Sure, but wifi is also not spoken over IP, yet we don't encapsulate our
802.11 frames into IP to show them in wireshark :-)
> The existing implementations of such protocols all live outside of the
> kernel but in userspace. So you either have
>
> a) a pure SDR software implementation of a GSM phy, whether on the MS/UE
> side or on the BTS/network side, or whether in sniffing mode, running
> as a userspace process. This could e.g. be airprobe or gr-gsm
>
> b) a OsmocomBB phone attached over serial port running the Osmocom Layer1
> firmware on the baseband processor, with some userspace program on a Linux
> PC implementing higher layers
>
> c) GSM base station software such as osmo-bts, running in userspace
>
> d) Using an old nokia phone attached via serial cable to a Linux PC running
> dct3-gsmtap.
Sure.
> So for any of those, if you want to provide real-time data streams, you have to
> somehow transmit those over some kind of network technology.
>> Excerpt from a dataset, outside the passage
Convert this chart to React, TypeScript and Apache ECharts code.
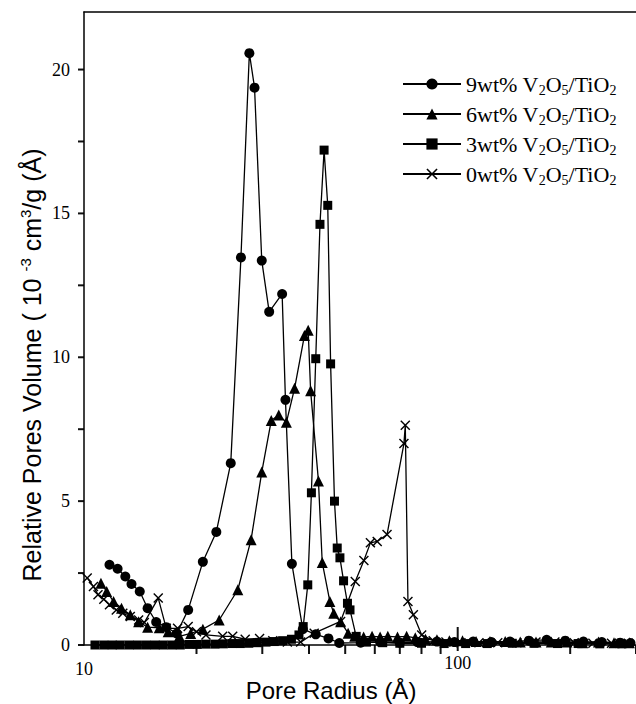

One could have
> done raw ethernet frames or raw IP frames, but using UDP seemed straight-forward
> as one can create UDP socket from non-privileged processes.
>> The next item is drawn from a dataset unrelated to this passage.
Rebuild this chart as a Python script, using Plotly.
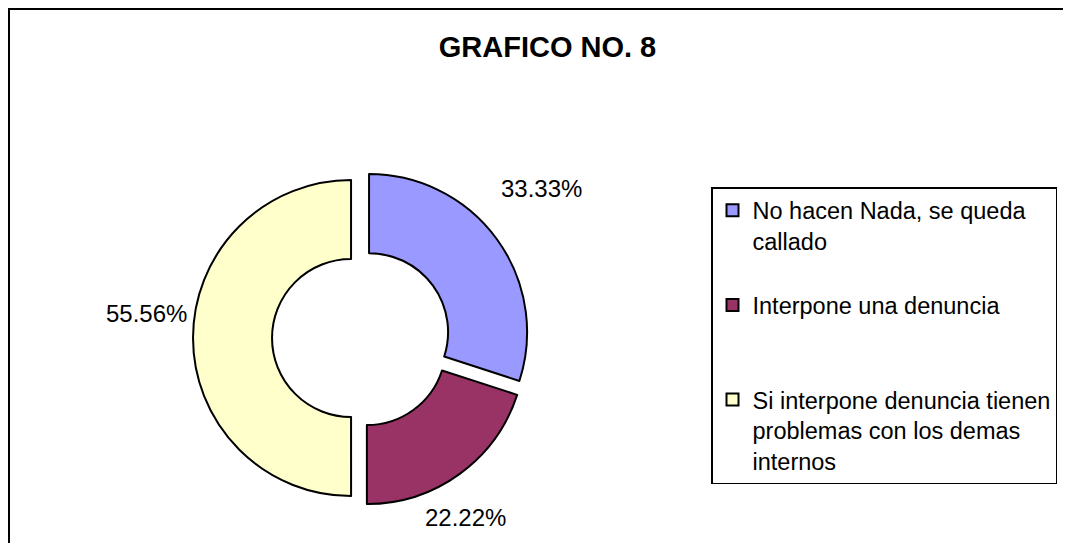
import math
import plotly.graph_objects as go

# Data
categories = [
    "No hacen Nada, se queda<br>callado<br> ",
    "Interpone una denuncia<br> <br> ",
    "Si interpone denuncia tienen<br>problemas con los demas<br>internos",
]
values = [33.33, 22.22, 55.56]
value_labels = ["33.33%", "22.22%", "55.56%"]
colors = ["#9999FF", "#993366", "#FFFFCC"]
title_text = "GRAFICO NO. 8"

# Styling (page body has an 8px margin, so the figure starts at (8, 8) on screen)
W, H = 1063, 535
FONT = "Liberation Sans, Arial, sans-serif"
PULL = 0.063
DOM_X = (185, 521)   # pie domain, figure px
DOM_Y = (162, 498)   # pie domain, figure px from top
# label placement: (radius in px from pie centre, angular nudge in degrees)
LABEL_STYLE = [(234, -3.6), (208, 5.7), (216, 6.6)]

fig = go.Figure()
fig.add_trace(go.Pie(
    labels=categories,
    values=values,
    textinfo="none",
    hole=0.5,
    sort=False,
    direction="clockwise",
    rotation=0,
    pull=[PULL] * len(values),
    marker=dict(colors=colors, line=dict(color="black", width=2)),
    domain=dict(x=[DOM_X[0] / W, DOM_X[1] / W],
                y=[1 - DOM_Y[1] / H, 1 - DOM_Y[0] / H]),
    hoverinfo="none",
    showlegend=True,
))

# value labels placed around the ring at each slice's mid-angle
cx = (DOM_X[0] + DOM_X[1]) / 2
cy = (DOM_Y[0] + DOM_Y[1]) / 2
total = sum(values)
annotations = []
cum = 0.0
for v, lab, (rad, nudge) in zip(values, value_labels, LABEL_STYLE):
    mid = (cum + v / 2) / total * 360.0
    cum += v
    th = math.radians(mid + nudge)
    x = cx + rad * math.sin(th)
    y = cy - rad * math.cos(th)
    annotations.append(dict(
        text=lab, x=x / W, y=1 - y / H, xref="paper", yref="paper",
        xanchor="center", yanchor="middle", showarrow=False,
        font=dict(family=FONT, size=24, color="black"),
    ))

fig.update_layout(
    width=W, height=H,
    autosize=False,
    margin=dict(l=0, r=0, t=0, b=0),
    paper_bgcolor="white",
    plot_bgcolor="white",
    font=dict(family=FONT, size=23.5, color="black"),
    title=dict(
        text="<b>" + title_text + "</b>",
        x=539.5 / W, y=1 - 39 / H,
        xanchor="center", yanchor="middle",
        xref="paper", yref="paper",
        font=dict(family=FONT, size=29, color="black"),
    ),
    legend=dict(
        x=703 / W, y=1 - 179 / H,
        xanchor="left", yanchor="top",
        xref="paper", yref="paper",
        bordercolor="black", borderwidth=1.5,
        bgcolor="white",
        valign="top",
        font=dict(family=FONT, size=23.5, color="black"),
        traceorder="normal",
    ),
    annotations=annotations,
    shapes=[dict(
        type="rect", xref="paper", yref="paper",
        x0=1 / W, y0=-0.05, x1=1.05, y1=1 - 1 / H,
        line=dict(color="black", width=2),
        fillcolor="rgba(0,0,0,0)",
        layer="below",
    )],
)

fig.write_html("out.html")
This is the part I guess I don't understand. I haven't really tried, but
it seems you should be able to encapsulate arbitrary protocols into
802.3 OUI-based ethertype or so?
But I guess if your primary use case is actually to transport them over
the network, this makes more sense.
Our primary use case with wifi is much more local - capture what's going
on - but do the capturing on the local system and write it to a file
there.
> We also have a virtual physical layer between OsmocomBB and OsmoBTS called
> virt_phy where the GSMTAP over multicast IP is used to simulate/virtualize
> the entire Layer1 / PHY / radio interface between phone and base station.
>
> Once again, all related network elements are implemented in userspace,
> and having an
...?
> > (speaking of versions - the docs say "version, set to 0x01 currently"
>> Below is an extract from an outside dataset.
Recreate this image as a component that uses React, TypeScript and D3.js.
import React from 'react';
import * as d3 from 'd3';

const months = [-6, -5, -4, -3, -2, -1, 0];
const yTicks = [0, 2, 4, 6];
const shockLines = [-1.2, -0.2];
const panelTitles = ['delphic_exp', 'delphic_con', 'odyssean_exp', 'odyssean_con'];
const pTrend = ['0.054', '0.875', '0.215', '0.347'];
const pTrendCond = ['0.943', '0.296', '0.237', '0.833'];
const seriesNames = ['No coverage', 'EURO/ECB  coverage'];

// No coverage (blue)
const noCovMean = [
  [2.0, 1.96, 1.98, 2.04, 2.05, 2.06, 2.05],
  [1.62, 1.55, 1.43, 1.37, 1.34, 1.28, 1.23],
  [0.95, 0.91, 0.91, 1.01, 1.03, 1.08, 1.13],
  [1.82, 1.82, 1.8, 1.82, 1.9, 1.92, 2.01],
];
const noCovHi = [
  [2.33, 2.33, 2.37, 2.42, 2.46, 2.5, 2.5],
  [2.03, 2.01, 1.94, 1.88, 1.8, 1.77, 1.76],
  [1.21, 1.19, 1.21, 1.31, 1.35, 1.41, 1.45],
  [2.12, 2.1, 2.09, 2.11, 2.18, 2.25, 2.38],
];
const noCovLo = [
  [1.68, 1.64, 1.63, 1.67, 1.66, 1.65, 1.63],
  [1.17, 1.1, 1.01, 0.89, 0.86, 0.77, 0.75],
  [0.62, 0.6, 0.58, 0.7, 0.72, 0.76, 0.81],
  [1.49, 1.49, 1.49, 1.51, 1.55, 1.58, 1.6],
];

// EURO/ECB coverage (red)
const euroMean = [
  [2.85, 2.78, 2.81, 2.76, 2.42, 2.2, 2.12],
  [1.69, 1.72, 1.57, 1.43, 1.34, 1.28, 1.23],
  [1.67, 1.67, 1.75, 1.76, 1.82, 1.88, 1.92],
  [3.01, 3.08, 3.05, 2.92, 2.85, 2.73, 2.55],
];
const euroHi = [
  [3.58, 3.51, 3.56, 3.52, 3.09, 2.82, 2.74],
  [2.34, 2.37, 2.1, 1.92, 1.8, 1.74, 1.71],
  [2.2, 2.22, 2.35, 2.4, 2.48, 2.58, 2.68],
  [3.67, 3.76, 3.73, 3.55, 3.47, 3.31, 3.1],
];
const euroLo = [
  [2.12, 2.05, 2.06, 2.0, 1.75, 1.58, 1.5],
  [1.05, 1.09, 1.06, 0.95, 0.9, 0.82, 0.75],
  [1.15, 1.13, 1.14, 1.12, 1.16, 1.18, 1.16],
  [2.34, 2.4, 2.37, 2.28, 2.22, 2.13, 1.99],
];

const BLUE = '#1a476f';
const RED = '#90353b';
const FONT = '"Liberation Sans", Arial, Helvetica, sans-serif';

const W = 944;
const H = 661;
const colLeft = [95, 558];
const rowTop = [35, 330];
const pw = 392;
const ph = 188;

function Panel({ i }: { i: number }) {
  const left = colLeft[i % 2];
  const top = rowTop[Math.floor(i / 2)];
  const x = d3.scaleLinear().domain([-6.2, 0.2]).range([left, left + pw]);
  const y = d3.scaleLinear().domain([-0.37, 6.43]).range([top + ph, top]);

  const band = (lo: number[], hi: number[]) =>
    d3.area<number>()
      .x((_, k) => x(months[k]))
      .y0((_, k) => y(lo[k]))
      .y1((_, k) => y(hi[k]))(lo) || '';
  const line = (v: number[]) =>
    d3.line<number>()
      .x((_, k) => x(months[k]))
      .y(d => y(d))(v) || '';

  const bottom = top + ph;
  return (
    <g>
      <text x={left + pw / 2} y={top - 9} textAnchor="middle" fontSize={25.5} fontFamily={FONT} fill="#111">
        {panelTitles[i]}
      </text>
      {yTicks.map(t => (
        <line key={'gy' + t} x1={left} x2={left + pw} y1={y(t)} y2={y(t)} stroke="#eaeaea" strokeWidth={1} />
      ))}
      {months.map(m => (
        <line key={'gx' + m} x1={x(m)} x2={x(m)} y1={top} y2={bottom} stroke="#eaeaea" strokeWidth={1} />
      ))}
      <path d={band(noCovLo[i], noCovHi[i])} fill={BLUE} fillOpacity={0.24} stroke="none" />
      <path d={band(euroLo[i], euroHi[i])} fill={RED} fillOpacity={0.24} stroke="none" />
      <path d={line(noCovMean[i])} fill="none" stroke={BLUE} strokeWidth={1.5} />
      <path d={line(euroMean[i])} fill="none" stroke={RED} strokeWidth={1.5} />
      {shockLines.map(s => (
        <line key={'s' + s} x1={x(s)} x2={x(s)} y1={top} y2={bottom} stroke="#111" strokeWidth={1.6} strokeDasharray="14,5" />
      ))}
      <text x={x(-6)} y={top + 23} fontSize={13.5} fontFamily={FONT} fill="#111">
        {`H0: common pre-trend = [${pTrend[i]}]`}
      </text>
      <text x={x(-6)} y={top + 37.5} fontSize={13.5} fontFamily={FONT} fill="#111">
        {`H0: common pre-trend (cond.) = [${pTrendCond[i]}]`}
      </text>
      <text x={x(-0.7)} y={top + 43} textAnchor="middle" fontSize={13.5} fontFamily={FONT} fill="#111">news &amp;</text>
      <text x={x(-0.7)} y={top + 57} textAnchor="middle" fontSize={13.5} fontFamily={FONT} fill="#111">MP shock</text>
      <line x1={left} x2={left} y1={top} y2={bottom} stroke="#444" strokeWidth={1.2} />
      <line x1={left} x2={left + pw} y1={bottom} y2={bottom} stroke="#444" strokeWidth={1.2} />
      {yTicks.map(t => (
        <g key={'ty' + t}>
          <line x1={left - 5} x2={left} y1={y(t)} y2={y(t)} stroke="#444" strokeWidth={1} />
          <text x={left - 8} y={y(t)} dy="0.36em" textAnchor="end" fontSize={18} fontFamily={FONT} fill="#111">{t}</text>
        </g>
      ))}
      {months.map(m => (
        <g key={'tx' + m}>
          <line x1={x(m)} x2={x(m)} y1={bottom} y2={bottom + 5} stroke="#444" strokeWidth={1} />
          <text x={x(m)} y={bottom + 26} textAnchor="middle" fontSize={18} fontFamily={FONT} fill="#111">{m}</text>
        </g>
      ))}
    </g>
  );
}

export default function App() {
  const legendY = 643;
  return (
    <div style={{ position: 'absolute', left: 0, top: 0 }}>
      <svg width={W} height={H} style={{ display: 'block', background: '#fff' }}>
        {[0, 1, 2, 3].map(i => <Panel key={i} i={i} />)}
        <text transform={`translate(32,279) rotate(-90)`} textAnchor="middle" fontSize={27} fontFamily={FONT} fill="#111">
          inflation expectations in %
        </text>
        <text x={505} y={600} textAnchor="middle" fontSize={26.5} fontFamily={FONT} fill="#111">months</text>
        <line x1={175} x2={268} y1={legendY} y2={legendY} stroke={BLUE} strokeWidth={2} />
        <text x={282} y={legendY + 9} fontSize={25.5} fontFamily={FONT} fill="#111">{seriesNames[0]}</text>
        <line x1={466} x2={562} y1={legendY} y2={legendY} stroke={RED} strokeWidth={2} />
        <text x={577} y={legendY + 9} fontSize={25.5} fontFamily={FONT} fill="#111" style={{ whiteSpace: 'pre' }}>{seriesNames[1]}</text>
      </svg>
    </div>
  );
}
> > but "#define GSMTAP_VERSION 0x02")
>
> Sorry, it's the usual "developer changes code but not comment". patches
> are welcome, we use gerrit.osmocom.org :)
Ok :-)
> > 3) Does the packet data follow the gsmtap header? It's not really clear
> > to me based on reading the wireshark code.
>
> Sure, the packet data follows the GSMTAP header, and the type of data
> is defined by the GSMTAP type / sub-type as per the specific use case. As
> you can see, there's 18 TYPE by now (each of which has at least one
> program/implementation generating the data).
Right.
> I think the best way to learn about GSMTAP is to use any of the many
> programs that support it by now. I think not only the examples above
> use it, but meanwhile many others like the independently-developed OpenBTS
> project that's unrelated to Osmocom, as are other projects implementing LTE.
OK.
> > In particular, the data I'm thinking of is higher-level things, like the
> > session ID for a frame when it's going through the kernel, or perhaps a
> > flow label on RX, etc.
>
> I'm not quite sure how that relates to GSM? GSMTAP so far was intended
> to encapsulate ETSI/3GPP messages inside UDP/IP, particularly messages of
> protocols that don't traditionally are transported over IP baesd transports.
Yeah, I think here's where I got confused or just don't know enough
about GSM.
Basically, I was looking at it as if it was like WiFi in a sense - you
have an IP frame, you're going to transport it over some physical link,
so it gets PHY information in the sense of modulation etc.
That doesn't seem to be the case for GSM, I guess? Does the IP frame get
encapsulated in some kind of 3GPP message first, and then transported
over the physical link, and the physical link info isn't even there in
GSMTAP?
> Having said, we're open to extending the scope - it just all needs to make
> sense
See above for a bit better description of what I'm trying to solve.
> > I do note that this
> > wouldn't be compatible with the current wireshark code as it doesn't
> > check the version, just shows it...
>
> If that's the case that's sad, and I should have paid more attention to
> it when originally writing it. We should get a related fix into
> wireshark ASAP then. But then, the current dissector would just state
> something like unsupported version instead of showing some garbage it
> cannot parse. Either way, you will of course need new sources and
> sink side implemetations.
Sure. Just a note in passing.
> > Or would it make more sense to define a new ARPHDR_WWANTAP like
> > ARPHDR_IEEE80211_RADIOTAP and just use that instead of encapsulating in
> > IP/UDP, and then have a completely new (extensible) protocol inside of
> > that?
>
> No userspace source would ever be able to generate such data and stream
> it real-time into wireshark, would it? Sure, I can write pcap file with
> such ARPHDR_* values, but I could never do this in real-time. For many
> but not all use cases, that's really what it is: A vehicle to stream
> real-time non-IP protocol traces into wireshark so it can visualize
> the protocol traces.
I think you can pipe a stream into wireshark?
To me it feels like the wrong thing to actually make wireshark listen on
"lo" or "eth0" or something to get data from the cellular that's
(locally) generated by another application, but I guess that's only
about how you think about it - and if it's not generated locally then
that's an easy transport. I'm not sure it makes *sense* because then you
need permissions to capture on the wired network etc. where you don't
*really* need that for this stream, but it's convenient for sure.